WHAT YOU NEED TO DO - Set down the full listing exactly as given. Any pictures are to be left out.

SOURCE EXCERPT -

** start **

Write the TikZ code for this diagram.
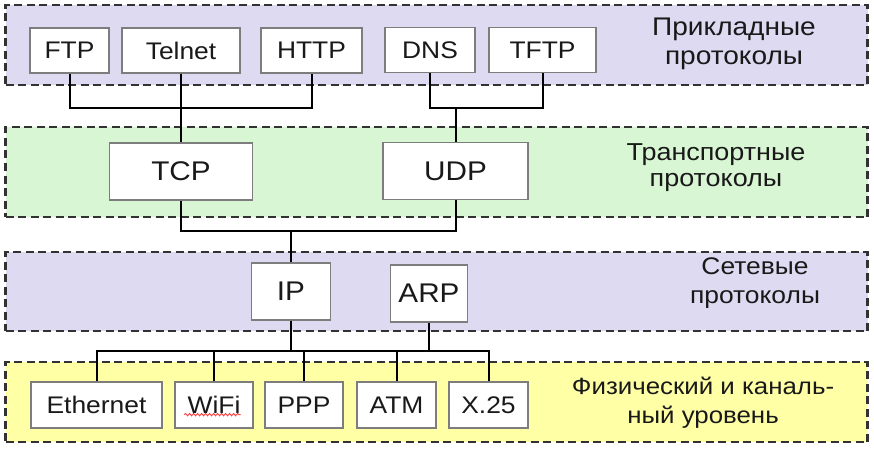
\documentclass[tikz,border=0pt]{standalone}
\usepackage{fontspec}
\setmainfont{Liberation Sans}[FakeStretch=1.1]
\usetikzlibrary{decorations.pathmorphing}
\definecolor{lav}{RGB}{221,218,241}
\definecolor{mint}{RGB}{216,246,211}
\definecolor{lemon}{RGB}{255,255,166}
\definecolor{ink}{RGB}{25,25,25}
\definecolor{dashc}{RGB}{50,50,50}
\definecolor{boxc}{RGB}{125,125,125}
\begin{document}
\begin{tikzpicture}[x=1pt,y=-1pt,
  layer/.style={draw=dashc, line width=2.4pt, dash pattern=on 8pt off 4.5pt, minimum width=862pt, inner sep=0pt},
  proto/.style={draw=boxc, line width=1.3pt, fill=white, inner sep=0pt, text=ink},
  smallbox/.style={proto, font=\fontsize{24}{28}\selectfont, minimum height=45pt},
  bigbox/.style={proto, font=\fontsize{27}{31}\selectfont, minimum height=57pt},
  lbl/.style={align=center, text=ink, inner sep=0pt, anchor=north, font=\fontsize{24}{28.5}\selectfont},
  wire/.style={draw=black, line width=2pt}]
\useasboundingbox (0,0) rectangle (874,449);
% layers
\node[layer, fill=lav, minimum height=80pt] (L1) at (436.5,45) {};
\node[layer, fill=mint, minimum height=90pt] (L2) at (436.5,172) {};
\node[layer, fill=lav, minimum height=79pt] (L3) at (436.5,291.5) {};
\node[layer, fill=lemon, minimum height=80pt] (L4) at (436.5,402) {};
% layer labels
\node[lbl, font=\fontsize{25.5}{28.5}\selectfont] (t1) at (734,18) {Прикладные\\протоколы};
\node[lbl, font=\fontsize{24.5}{26}\selectfont] (t2) at (716,143) {Транспортные\\протоколы};
\node[lbl] (t3) at (755,258) {Сетевые\\протоколы};
\node[lbl, font=\fontsize{23.5}{29}\selectfont] (t4) at (703,377) {Физический и каналь-\\ный уровень};
% protocol boxes
\node[smallbox, minimum width=79pt] (FTP) at (69.5,50.5) {FTP};
\node[smallbox, minimum width=118pt] (Telnet) at (181,50.5) {Telnet};
\node[smallbox, minimum width=101pt] (HTTP) at (311.5,50.5) {HTTP};
\node[smallbox, minimum width=90pt] (DNS) at (430,50) {DNS};
\node[smallbox, minimum width=107pt] (TFTP) at (542.5,50) {TFTP};
\node[bigbox, minimum width=143pt] (TCP) at (181,171.5) {TCP};
\node[bigbox, minimum width=145pt] (UDP) at (455.5,171) {UDP};
\node[bigbox, minimum width=79pt] (IP) at (291,291.5) {IP};
\node[bigbox, minimum width=77pt] (ARP) at (429,293.5) {ARP};
\node[smallbox, minimum width=131pt, minimum height=46pt] (Ethernet) at (96.5,405) {Ethernet};
\node[smallbox, minimum width=78pt, minimum height=46pt] (WiFi) at (214,405) {WiFi};
\node[smallbox, minimum width=78pt, minimum height=46pt] (PPP) at (304,405) {PPP};
\node[smallbox, minimum width=79pt, minimum height=46pt] (ATM) at (396.5,405) {ATM};
\node[smallbox, minimum width=79pt, minimum height=46pt] (X25) at (488.5,405) {X.25};
% junctions
\coordinate (a) at (181,108);
\coordinate (b) at (455.5,108);
\coordinate (c) at (291,231);
\coordinate (d) at (291,351);
% wires
\draw[wire] (FTP.south) |- (a) -| (HTTP.south);
\draw[wire] (Telnet.south) -- (TCP.north);
\draw[wire] (DNS.south) |- (b) -| (TFTP.south);
\draw[wire] (b) -- (UDP.north);
\draw[wire] (TCP.south) |- (c) -| (UDP.south);
\draw[wire] (c) -- (IP.north);
\draw[wire] (Ethernet.north) |- (d) -| (X25.north);
\draw[wire] (IP.south) -- (d);
\draw[wire] (ARP.south) -- (ARP.south |- d);
\draw[wire] (WiFi.north) -- (WiFi.north |- d);
\draw[wire] (PPP.north) -- (PPP.north |- d);
\draw[wire] (ATM.north) -- (ATM.north |- d);
% spell-check underline
\draw[red!75!white, line width=0.9pt, decorate, decoration={snake, amplitude=1.2pt, segment length=4pt}]
  ([xshift=10pt,yshift=14pt]WiFi.south west) -- ([xshift=-13pt,yshift=14pt]WiFi.south east);
\end{tikzpicture}
\end{document}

** end **

RESULT OF THIS EXERCISE -
Write the TikZ code for this diagram.
\documentclass[tikz,border=0pt]{standalone}
\usepackage{fontspec}
\setmainfont{Liberation Sans}[FakeStretch=1.1]
\usetikzlibrary{decorations.pathmorphing}
\definecolor{lav}{RGB}{221,218,241}
\definecolor{mint}{RGB}{216,246,211}
\definecolor{lemon}{RGB}{255,255,166}
\definecolor{ink}{RGB}{25,25,25}
\definecolor{dashc}{RGB}{50,50,50}
\definecolor{boxc}{RGB}{125,125,125}
\begin{document}
\begin{tikzpicture}[x=1pt,y=-1pt,
  layer/.style={draw=dashc, line width=2.4pt, dash pattern=on 8pt off 4.5pt, minimum width=862pt, inner sep=0pt},
  proto/.style={draw=boxc, line width=1.3pt, fill=white, inner sep=0pt, text=ink},
  smallbox/.style={proto, font=\fontsize{24}{28}\selectfont, minimum height=45pt},
  bigbox/.style={proto, font=\fontsize{27}{31}\selectfont, minimum height=57pt},
  lbl/.style={align=center, text=ink, inner sep=0pt, anchor=north, font=\fontsize{24}{28.5}\selectfont},
  wire/.style={draw=black, line width=2pt}]
\useasboundingbox (0,0) rectangle (874,449);
% layers
\node[layer, fill=lav, minimum height=80pt] (L1) at (436.5,45) {};
\node[layer, fill=mint, minimum height=90pt] (L2) at (436.5,172) {};
\node[layer, fill=lav, minimum height=79pt] (L3) at (436.5,291.5) {};
\node[layer, fill=lemon, minimum height=80pt] (L4) at (436.5,402) {};
% layer labels
\node[lbl, font=\fontsize{25.5}{28.5}\selectfont] (t1) at (734,18) {Прикладные\\протоколы};
\node[lbl, font=\fontsize{24.5}{26}\selectfont] (t2) at (716,143) {Транспортные\\протоколы};
\node[lbl] (t3) at (755,258) {Сетевые\\протоколы};
\node[lbl, font=\fontsize{23.5}{29}\selectfont] (t4) at (703,377) {Физический и каналь-\\ный уровень};
% protocol boxes
\node[smallbox, minimum width=79pt] (FTP) at (69.5,50.5) {FTP};
\node[smallbox, minimum width=118pt] (Telnet) at (181,50.5) {Telnet};
\node[smallbox, minimum width=101pt] (HTTP) at (311.5,50.5) {HTTP};
\node[smallbox, minimum width=90pt] (DNS) at (430,50) {DNS};
\node[smallbox, minimum width=107pt] (TFTP) at (542.5,50) {TFTP};
\node[bigbox, minimum width=143pt] (TCP) at (181,171.5) {TCP};
\node[bigbox, minimum width=145pt] (UDP) at (455.5,171) {UDP};
\node[bigbox, minimum width=79pt] (IP) at (291,291.5) {IP};
\node[bigbox, minimum width=77pt] (ARP) at (429,293.5) {ARP};
\node[smallbox, minimum width=131pt, minimum height=46pt] (Ethernet) at (96.5,405) {Ethernet};
\node[smallbox, minimum width=78pt, minimum height=46pt] (WiFi) at (214,405) {WiFi};
\node[smallbox, minimum width=78pt, minimum height=46pt] (PPP) at (304,405) {PPP};
\node[smallbox, minimum width=79pt, minimum height=46pt] (ATM) at (396.5,405) {ATM};
\node[smallbox, minimum width=79pt, minimum height=46pt] (X25) at (488.5,405) {X.25};
% junctions
\coordinate (a) at (181,108);
\coordinate (b) at (455.5,108);
\coordinate (c) at (291,231);
\coordinate (d) at (291,351);
% wires
\draw[wire] (FTP.south) |- (a) -| (HTTP.south);
\draw[wire] (Telnet.south) -- (TCP.north);
\draw[wire] (DNS.south) |- (b) -| (TFTP.south);
\draw[wire] (b) -- (UDP.north);
\draw[wire] (TCP.south) |- (c) -| (UDP.south);
\draw[wire] (c) -- (IP.north);
\draw[wire] (Ethernet.north) |- (d) -| (X25.north);
\draw[wire] (IP.south) -- (d);
\draw[wire] (ARP.south) -- (ARP.south |- d);
\draw[wire] (WiFi.north) -- (WiFi.north |- d);
\draw[wire] (PPP.north) -- (PPP.north |- d);
\draw[wire] (ATM.north) -- (ATM.north |- d);
% spell-check underline
\draw[red!75!white, line width=0.9pt, decorate, decoration={snake, amplitude=1.2pt, segment length=4pt}]
  ([xshift=10pt,yshift=14pt]WiFi.south west) -- ([xshift=-13pt,yshift=14pt]WiFi.south east);
\end{tikzpicture}
\end{document}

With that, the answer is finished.